Of course, most of you know this part of the story. I lost a baby in May. And then at the beginning of August. And then in November. And then in February. And outside of the frustration and the loss and the sad stuff was this growing panic about being 26 and 27 and there being no baby. Time stretched out and it felt like we had been trying forever and it was never going to happen and there was this cutoff of thirty-five because that’s when you have to see the “high risk” doctors because it’s a freaking medical miracle that you’re giving birth. (Which isn’t true…except that it is true that they make you see the scary doctors at that point and I just think that’s crap.)
And then, I was pregnant and it worked and we got our baby. It was amazing and wonderful and our house filled up with soft pink objects and things that smelled like “new” and Kyle and I agreed that it was the best part of ever. So, yay!
I preface this with full disclosure that I wouldn’t (couldn’t) change my journey because everything brought us to Eva and Eva needed to be here when she was here because that was perfect. What I will say is that I am now twenty-nine, almost thirty, pregnant with my second child while raising a toddler, and I am mystified (MYSTIFIED) at all the panic I used to feel. I worried all that time about getting older and there not being enough years left and now I look back and realize that I traded in my old life for motherhood so lightly and so quickly. Again, I wouldn’t change anything even if I knew that Eva would be exactly the same because I want her here now, but Kyle and I would have been fine for a few more years. It would have been OK. I just want to put a cool hand to the forehead of myself four years ago to let her know that she needs to take a deep breath because everything happens when it happens.
And now, having rushed into parenthood, Kyle and I are on a trajectory that is forever changed. It isn’t only Eva, either. We knew that we wanted our kids to be fairly close in age (mostly for convenience so we didn’t have to do wildly different stages of parenthood at the same time) so Eva’s birth triggered a whole other schedule of having kids and now when Eva turns two, she’ll have a sibling in a couple of months and after that there will be more conversations about adopting other children and growing our family and how long do we wait because (really) do we want to be raising kids through high school for the next 25-35 years?

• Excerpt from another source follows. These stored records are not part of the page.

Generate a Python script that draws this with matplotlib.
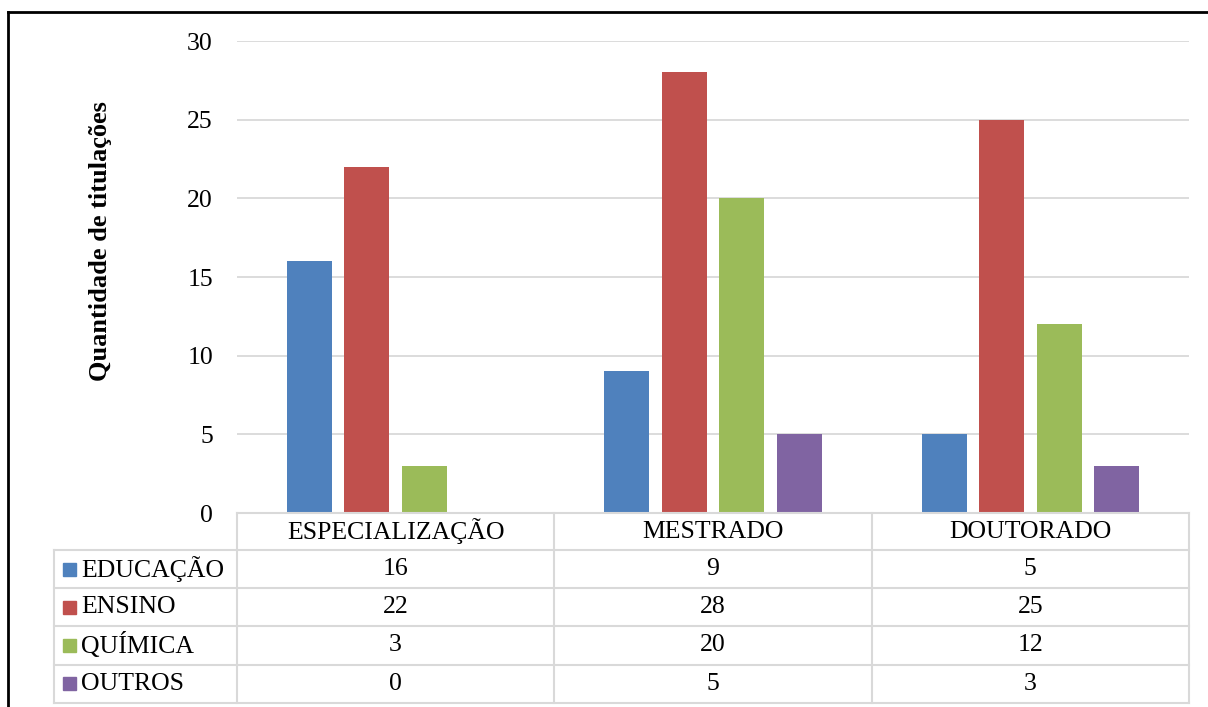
import matplotlib
matplotlib.use("Agg")
import matplotlib.pyplot as plt
import numpy as np

categories = ["ESPECIALIZAÇÃO", "MESTRADO", "DOUTORADO"]
series_names = ["EDUCAÇÃO", "ENSINO", "QUÍMICA", "OUTROS"]
educacao = [16, 9, 5]
ensino = [22, 28, 25]
quimica = [3, 20, 12]
outros = [0, 5, 3]
series_values = [educacao, ensino, quimica, outros]
colors = ["#4F81BD", "#C0504D", "#9BBB59", "#8064A2"]
y_ticks = [0, 5, 10, 15, 20, 25, 30]

plt.rcParams["font.family"] = ["Liberation Serif", "DejaVu Serif"]

W, H = 1208, 707
fig = plt.figure(figsize=(W / 100, H / 100), dpi=100)

def fx(px):
    return px / W

def fy(py):
    return 1 - py / H

# layout in pixels
plot_l, plot_r = 237, 1189
plot_t, plot_b = 41, 513
tab_l = 54
row_edges = [513, 550, 588, 626, 664.5, 703]
grid_col = "#d9d9d9"
fs = 18.5

ax = fig.add_axes([fx(plot_l), fy(plot_b), fx(plot_r) - fx(plot_l), fy(plot_t) - fy(plot_b)])
n_cat = len(categories)
x = np.arange(n_cat)
bar_w = 0.142
step = 0.181
n_ser = len(series_values)
for i, (vals, c) in enumerate(zip(series_values, colors)):
    offs = (i - (n_ser - 1) / 2) * step
    ax.bar(x + offs, vals, width=bar_w, color=c, zorder=3)
ax.set_xlim(-0.5, n_cat - 0.5)
ax.set_ylim(0, 30)
ax.set_yticks(y_ticks)
ax.set_yticklabels([str(t) for t in y_ticks], fontsize=fs)
ax.tick_params(axis="y", length=0, pad=17.3)
ax.set_xticks([])
ax.yaxis.grid(True, color=grid_col, linewidth=1.3, zorder=0)
for s in ax.spines.values():
    s.set_visible(False)
fig.text(fx(100), fy(241), "Quantidade de titulações", rotation=90, ha="center", va="center",
         fontsize=19, fontweight="bold")

# data table below the plot
tax = fig.add_axes([fx(tab_l), fy(row_edges[-1]), fx(plot_r) - fx(tab_l), fy(row_edges[0]) - fy(row_edges[-1])])
tax.set_xlim(tab_l, plot_r)
tax.set_ylim(row_edges[-1], row_edges[0])
tax.axis("off")
col_w = (plot_r - plot_l) / n_cat
col_edges = [plot_l + k * col_w for k in range(n_cat + 1)]
lw = 1.5
# horizontal lines
tax.plot([plot_l, plot_r], [row_edges[0]] * 2, color=grid_col, lw=lw, clip_on=False)
for y in row_edges[1:]:
    tax.plot([tab_l, plot_r], [y, y], color=grid_col, lw=lw, clip_on=False)
# vertical lines
tax.plot([tab_l, tab_l], [row_edges[1], row_edges[-1]], color=grid_col, lw=lw, clip_on=False)
for xe in col_edges:
    tax.plot([xe, xe], [row_edges[0], row_edges[-1]], color=grid_col, lw=lw, clip_on=False)

for j, cat in enumerate(categories):
    cx = (col_edges[j] + col_edges[j + 1]) / 2
    tax.text(cx, (row_edges[0] + row_edges[1]) / 2, cat, ha="center", va="center", fontsize=fs)
for i, (name, vals, c) in enumerate(zip(series_names, series_values, colors)):
    cy = (row_edges[i + 1] + row_edges[i + 2]) / 2
    tax.add_patch(plt.Rectangle((63, cy - 6.5), 13, 13, color=c, clip_on=False))
    tax.text(81, cy, name, ha="left", va="center", fontsize=fs)
    for j, v in enumerate(vals):
        cx = (col_edges[j] + col_edges[j + 1]) / 2
        tax.text(cx, cy, str(v), ha="center", va="center", fontsize=fs)

# frame lines around the figure
fig.add_artist(plt.Line2D([fx(8), 1], [fy(12), fy(12)], color="black", lw=2))
fig.add_artist(plt.Line2D([fx(8), fx(8)], [fy(12), 0], color="black", lw=2))

fig.savefig("out.png", dpi=100)
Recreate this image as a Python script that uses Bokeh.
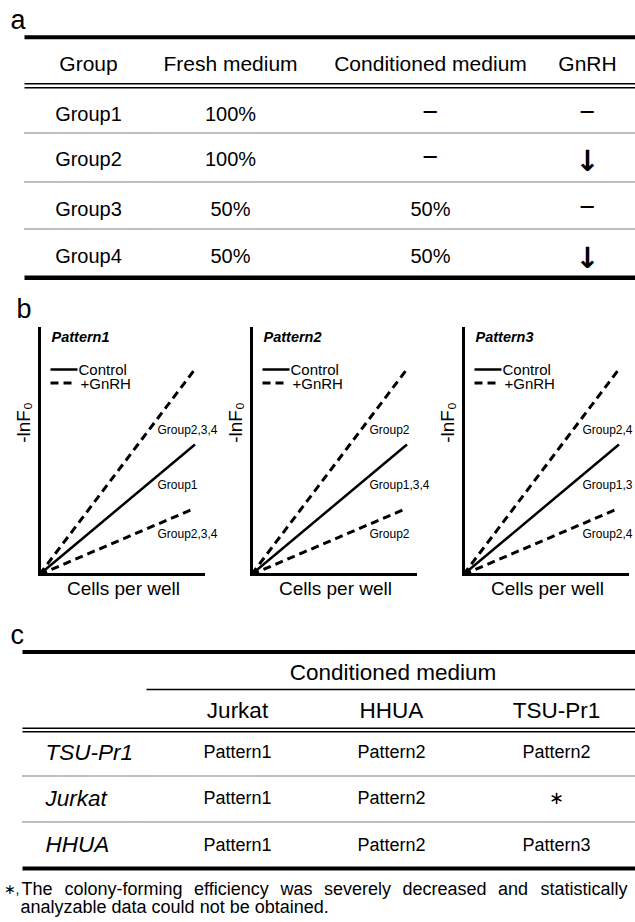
from math import pi
from bokeh.plotting import figure
from bokeh.layouts import column, row
from bokeh.models import Range1d, FixedTicker, LinearAxis
from bokeh.embed import file_html
from bokeh.resources import INLINE
from bokeh.core.properties import value

FONT = "Liberation Sans"

# ---------------- Panel a data ----------------
headers_a = ["Group", "Fresh medium", "Conditioned medium", "GnRH"]
groups = ["Group1", "Group2", "Group3", "Group4"]
fresh_medium = ["100%", "100%", "50%", "50%"]
conditioned_medium = ["\u2212", "\u2212", "50%", "50%"]
gnrh = ["\u2212", "\u2193", "\u2212", "\u2193"]

# ---------------- Panel b data ----------------
cells_per_well = [0.0, 1.0]
control_y = [0.0, 1.0]
gnrh_up_y = [0.0, 1.58]
gnrh_down_y = [0.0, 0.51]
patterns = ["Pattern1", "Pattern2", "Pattern3"]
upper_labels = ["Group2,3,4", "Group2", "Group2,4"]
control_labels = ["Group1", "Group1,3,4", "Group1,3"]
lower_labels = ["Group2,3,4", "Group2", "Group2,4"]

# ---------------- Panel c data ----------------
cm_sources = ["Jurkat", "HHUA", "TSU-Pr1"]
cell_lines = ["TSU-Pr1", "Jurkat", "HHUA"]
pattern_table = [
    ["Pattern1", "Pattern2", "Pattern2"],
    ["Pattern1", "Pattern2", "\u2217"],
    ["Pattern1", "Pattern2", "Pattern3"],
]
footnote_mark = "\u2217,"
footnote_words = ["The", "colony-forming", "efficiency", "was", "severely",
                  "decreased", "and", "statistically"]
footnote_word_x = [21, 64, 193.5, 280, 323.5, 402, 497.5, 540]
footnote_2 = "analyzable data could not be obtained."

W = 635


def table_fig(height, y_top, y_bottom):
    p = figure(width=W, height=height, x_range=Range1d(0, W),
               y_range=Range1d(y_bottom, y_top), x_axis_type=None, y_axis_type=None,
               toolbar_location=None, output_backend="svg", min_border=0,
               outline_line_color=None, background_fill_color="white")
    return p


def hline(p, y, x0, x1, w, dash="solid", color="black"):
    p.segment(x0=[x0], y0=[y], x1=[x1], y1=[y], line_color=color,
              line_width=w, line_dash=dash)


def txt(p, xs, ys, texts, size, align="center", style="normal", baseline="middle",
        font=FONT, angle=0.0):
    p.text(x=xs, y=ys, text=texts, text_font=value(font), text_font_size=size,
           text_align=align, text_baseline=baseline, text_font_style=style,
           text_color="black", angle=angle)


# ================= Panel a =================
pa = table_fig(280, 0, 280)
col_x = [88, 230, 430, 587]
header_y = 63
row_y = [113, 158, 208, 255]
txt(pa, [10], [19], ["a"], "27px", align="left")
hline(pa, 36.7, 24, W, 4)
txt(pa, col_x, [header_y] * 4, headers_a, "21px")
hline(pa, 83.3, 24, W, 1.4)
hline(pa, 87.3, 24, W, 1.4)
for yy in [132.5, 181.5, 228.5]:
    hline(pa, yy, 24, W, 1.2, "1 1")
hline(pa, 277.5, 24, W, 5)
txt(pa, [col_x[0]] * 4, row_y, groups, "20px")
txt(pa, [col_x[1]] * 4, row_y, fresh_medium, "20px")
for i in range(4):
    v = conditioned_medium[i]
    if v == "\u2212":
        txt(pa, [col_x[2]], [row_y[i] - 2], [v], "27px")
    else:
        txt(pa, [col_x[2]], [row_y[i]], [v], "20px")
    g = gnrh[i]
    if g == "\u2212":
        txt(pa, [col_x[3]], [row_y[i] - 2], [g], "27px")
    else:
        txt(pa, [col_x[3]], [row_y[i] + 2], [g], "29px", style="bold", font="DejaVu Sans")

# ================= Panel b =================
PXX = 155.5   # pixels per x unit
PXY = 130.0   # pixels per y unit
H_B = 325
BOTTOM = 31


def pattern_fig(i, width, left, label_dx):
    p = figure(width=width, height=H_B,
               x_range=Range1d(-left / PXX, (width - left) / PXX),
               y_range=Range1d(-BOTTOM / PXY, (H_B - BOTTOM) / PXY),
               x_axis_type=None, y_axis_type=None,
               toolbar_location=None, output_backend="svg", min_border=0,
               outline_line_color=None)
    xa = LinearAxis(fixed_location=0, bounds=(0, 1.055))
    ya = LinearAxis(fixed_location=0, bounds=(0, 1.89))
    for ax in (xa, ya):
        ax.ticker = FixedTicker(ticks=[])
        ax.major_tick_line_color = None
        ax.minor_tick_line_color = None
        ax.major_label_text_font_size = "0px"
        ax.major_label_standoff = 0
        ax.major_tick_out = 0
        ax.major_tick_in = 0
        ax.minor_tick_out = 0
        ax.axis_line_width = 3
        ax.axis_line_color = "black"
        ax.axis_line_cap = "square"
    p.add_layout(xa, "below")
    p.add_layout(ya, "left")

    p.line(cells_per_well, gnrh_up_y, line_color="black", line_width=3, line_dash="8 5")
    p.line(cells_per_well, control_y, line_color="black", line_width=2.5)
    p.line(cells_per_well, gnrh_down_y, line_color="black", line_width=3, line_dash="8 5")

    # title
    p.text(x=[12 / PXX], y=[238 / PXY], text=[patterns[i]], text_font=value(FONT),
           text_font_size="14.5px", text_font_style="bold italic", text_align="left",
           text_baseline="middle", text_color="black")
    # legend
    p.segment(x0=[11 / PXX], y0=[205 / PXY], x1=[38 / PXX], y1=[205 / PXY],
              line_color="black", line_width=2.5)
    p.segment(x0=[11 / PXX], y0=[191.5 / PXY], x1=[33 / PXX], y1=[191.5 / PXY],
              line_color="black", line_width=3, line_dash="8 5")
    p.text(x=[39 / PXX, 41 / PXX], y=[205 / PXY, 191.5 / PXY], text=["Control", "+GnRH"],
           text_font=value(FONT), text_font_size="15px", text_align="left",
           text_baseline="middle", text_color="black")
    # group labels
    lx = label_dx / PXX
    p.text(x=[lx, lx, lx], y=[145 / PXY, 90 / PXY, 41 / PXY],
           text=[upper_labels[i], control_labels[i], lower_labels[i]],
           text_font=value(FONT), text_font_size="12px", text_align="left",
           text_baseline="middle", text_color="black")
    # axis titles
    txt(p, [-16 / PXX], [152 / PXY], ["-lnF\u2080"], "19px", angle=pi / 2)
    txt(p, [84 / PXX], [-14 / PXY], ["Cells per well"], "19px")
    if i == 0:
        txt(p, [-23 / PXX], [266 / PXY], ["b"], "27px", align="left")
    return p


pb1 = pattern_fig(0, 220, 39, 118)
pb2 = pattern_fig(1, 212, 31, 118)
pb3 = pattern_fig(2, W - 432, 31, 119)

# ================= Panel c =================
pc = table_fig(316, 605, 921)
c_col_x = [237, 391, 556]
c_row_y = [751.7, 797.7, 844]
txt(pc, [10], [634], ["c"], "27px", align="left")
hline(pc, 651.5, 22, W, 4)
txt(pc, [392.5], [672], ["Conditioned medium"], "22.5px")
hline(pc, 689, 146, W, 1.4)
txt(pc, c_col_x, [710] * 3, cm_sources, "22.5px")
hline(pc, 727.7, 22, W, 1.4)
hline(pc, 731.3, 22, W, 1.4)
txt(pc, [45] * 3, c_row_y, cell_lines, "22.5px", align="left", style="italic")
for r in range(3):
    txt(pc, c_col_x, [c_row_y[r]] * 3, pattern_table[r], "18px")
for yy in [775.5, 821.5]:
    hline(pc, yy, 22, W, 1.2, "1 1")
hline(pc, 868, 22, W, 4)
txt(pc, [3], [888], [footnote_mark], "14px", align="left")
txt(pc, footnote_word_x, [888] * len(footnote_words), footnote_words, "18px", align="left")
txt(pc, [20], [906], [footnote_2], "18px", align="left")

layout = column(pa, row(pb1, pb2, pb3), pc)
open("out.html", "w").write(file_html(layout, INLINE))
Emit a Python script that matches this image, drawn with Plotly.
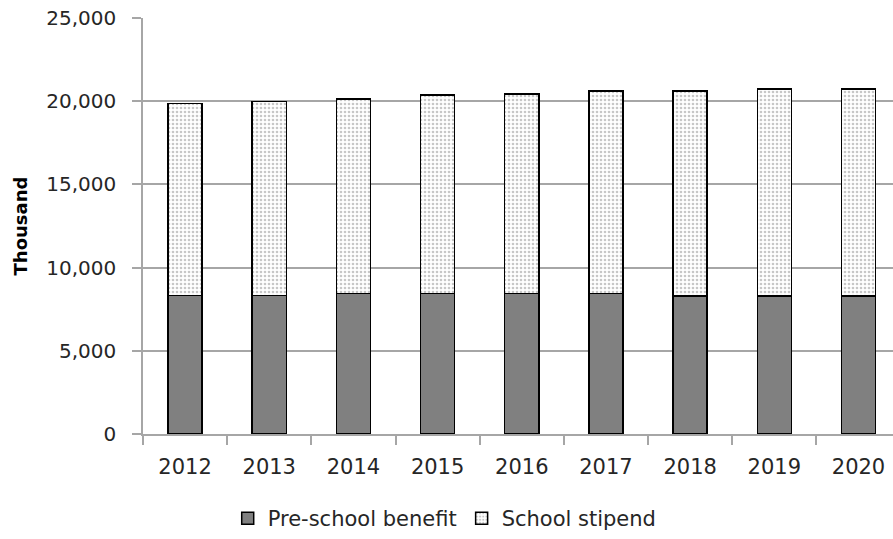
import plotly.graph_objects as go

years = ["2012", "2013", "2014", "2015", "2016", "2017", "2018", "2019", "2020"]
preschool = [8330, 8330, 8430, 8430, 8430, 8430, 8290, 8290, 8290]
total = [19870, 19980, 20120, 20380, 20440, 20600, 20600, 20720, 20720]
stipend = [t - p for t, p in zip(total, preschool)]
y_ticks = [0, 5000, 10000, 15000, 20000, 25000]

FONT = "DejaVu Sans"
GRID = "#a6a6a6"

fig = go.Figure()
fig.add_trace(go.Bar(
    x=years, y=preschool, name="Pre-school benefit",
    marker=dict(color="#808080", line=dict(color="#000000", width=1.5)),
))
fig.add_trace(go.Bar(
    x=years, y=stipend, name="School stipend",
    marker=dict(color="#ffffff", line=dict(color="#000000", width=1.5),
                pattern=dict(shape=".", fgcolor="#909090", bgcolor="#ffffff",
                             size=4, solidity=0.35)),
))

fig.update_layout(
    width=893, height=539,
    barmode="stack", bargap=0.595,
    plot_bgcolor="white", paper_bgcolor="white",
    margin=dict(l=143, r=0, t=18, b=105),
    font=dict(family=FONT, size=20, color="#262626"),
    showlegend=True,
    legend=dict(orientation="h", x=0.498, xanchor="center", xref="container",
                y=9, yanchor="middle", yref="container",
                font=dict(family=FONT, size=21, color="#262626"),
                itemwidth=30, tracegroupgap=0, traceorder="normal"),
    xaxis=dict(type="category", range=[-0.5, 8.41],
               showline=True, linecolor=GRID, linewidth=1.5,
               ticks="outside", tickson="boundaries", ticklen=9,
               tickcolor=GRID, tickwidth=1.5, ticklabelstandoff=13,
               showgrid=False, tickfont=dict(size=21)),
    yaxis=dict(range=[0, 25000], tickvals=y_ticks, tickformat=",",
               showline=True, linecolor=GRID, linewidth=1.5,
               ticks="outside", ticklen=9, tickcolor=GRID, tickwidth=1.5,
               showgrid=True, gridcolor=GRID, gridwidth=1.5,
               zeroline=False, ticklabelstandoff=12,
               title=dict(text="<b>Thousand</b>", standoff=14,
                          font=dict(size=18, color="#000000")),
               tickfont=dict(size=20)),
)

fig.write_html("out.html")
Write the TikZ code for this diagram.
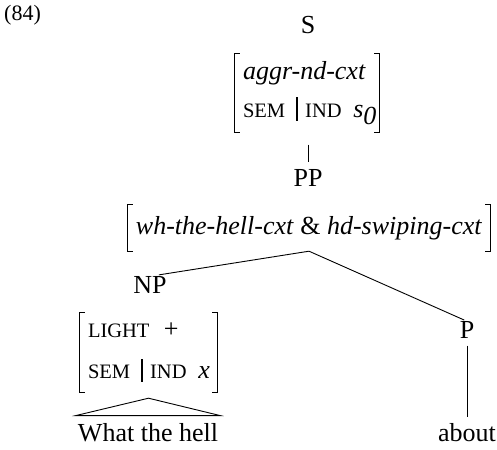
\documentclass[tikz,border=0pt]{standalone}
\usepackage{fontspec}
\setmainfont{Liberation Serif}
\newcommand{\fsc}[1]{{\fontsize{20.5}{22}\selectfont #1}}
\newcommand{\pbar}{\hspace{0.42em}\rule[-0.12em]{0.07em}{0.9em}\hspace{0.28em}}
\newcommand{\avmbr}[1]{%
  \draw[brk] ([xshift=5pt]#1.north west) -- (#1.north west) -- (#1.south west) -- ([xshift=5pt]#1.south west);
  \draw[brk] ([xshift=-5pt]#1.north east) -- (#1.north east) -- (#1.south east) -- ([xshift=-5pt]#1.south east);}
\begin{document}
\begin{tikzpicture}[x=1pt,y=-1pt,
  every node/.style={font=\fontsize{26}{30}\selectfont, inner sep=0pt},
  avm/.style={align=left, inner xsep=0pt},
  brk/.style={line width=0.9pt},
  edge/.style={line width=0.9pt}]
\useasboundingbox (0,0) rectangle (497,449);
\node[anchor=base west, font=\fontsize{22}{24}\selectfont] (num) at (4,21) {(84)};
\node (S) at (308,25) {S};
\node[avm, font=\fontsize{26}{38}\selectfont, minimum width=144pt, minimum height=79pt, text width=144pt] (A1) at (307,93)
  {\hspace*{8pt}\textit{aggr-nd-cxt}\\ \hspace*{8pt}\fsc{SEM}\pbar\fsc{IND}\hspace{0.45em}\textit{s}\raisebox{-0.24em}{\textit{0}}};
\node (PP) at (308,178) {PP};
\node[avm, align=center, minimum width=362pt, minimum height=46pt] (A2) at (309,228)
  {\textit{wh-the-hell-cxt} \& \textit{hd-swiping-cxt}};
\node (NP) at (150,285) {NP};
\node[avm, font=\fontsize{26}{41}\selectfont, minimum width=137pt, minimum height=79pt, text width=137pt] (A3) at (148.5,352.5)
  {\hspace*{8pt}\fsc{LIGHT}\hspace{0.55em}+\\ \hspace*{8pt}\fsc{SEM}\pbar\fsc{IND}\hspace{0.45em}\textit{x}};
\node (P) at (467,330) {P};
\node (W) at (148,433) {What the hell};
\node (about) at (467,433) {about};
\avmbr{A1}
\avmbr{A2}
\avmbr{A3}
\draw[edge, shorten <=12pt, shorten >=7pt] (PP.north |- A1.south) -- (PP.north);
\draw[edge, shorten >=9pt] (A2.south) -- (NP.north);
\draw[edge, shorten >=3pt] (A2.south) -- (P.north);
\draw[edge, shorten <=7pt, shorten >=7pt] (P.south) -- (about.north);
\draw[edge] ([shift={(-2pt,8pt)}]W.north west) -- ([yshift=-6pt]A3.south) -- ([shift={(2pt,8pt)}]W.north east) -- cycle;
\end{tikzpicture}
\end{document}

It’s just huge and even though I love it, I wanted to express to the universe that I recognize how lightly I took the change and how silly it was for me to feel that it was now or never. I also wish that I had spent less time crying about it and more time just enjoying the freedom and possibility that comes with being an adult without children. I wouldn’t say either side (parenthood or not) is better or even that one is harder than the other because they both bring their challenges, but I think the worst thing you can do is to do what I did: stand at the fence and look at the other side and spend your days wishing you were over there.
Seriously, motherhood? I highly recommend it, but don’t rush. If you want it, it can and will wait for you to get there and in the meantime try not to miss the awesomeness that is being with someone you love and not having kids. It’s the one thing I really feel like I missed in my twenties.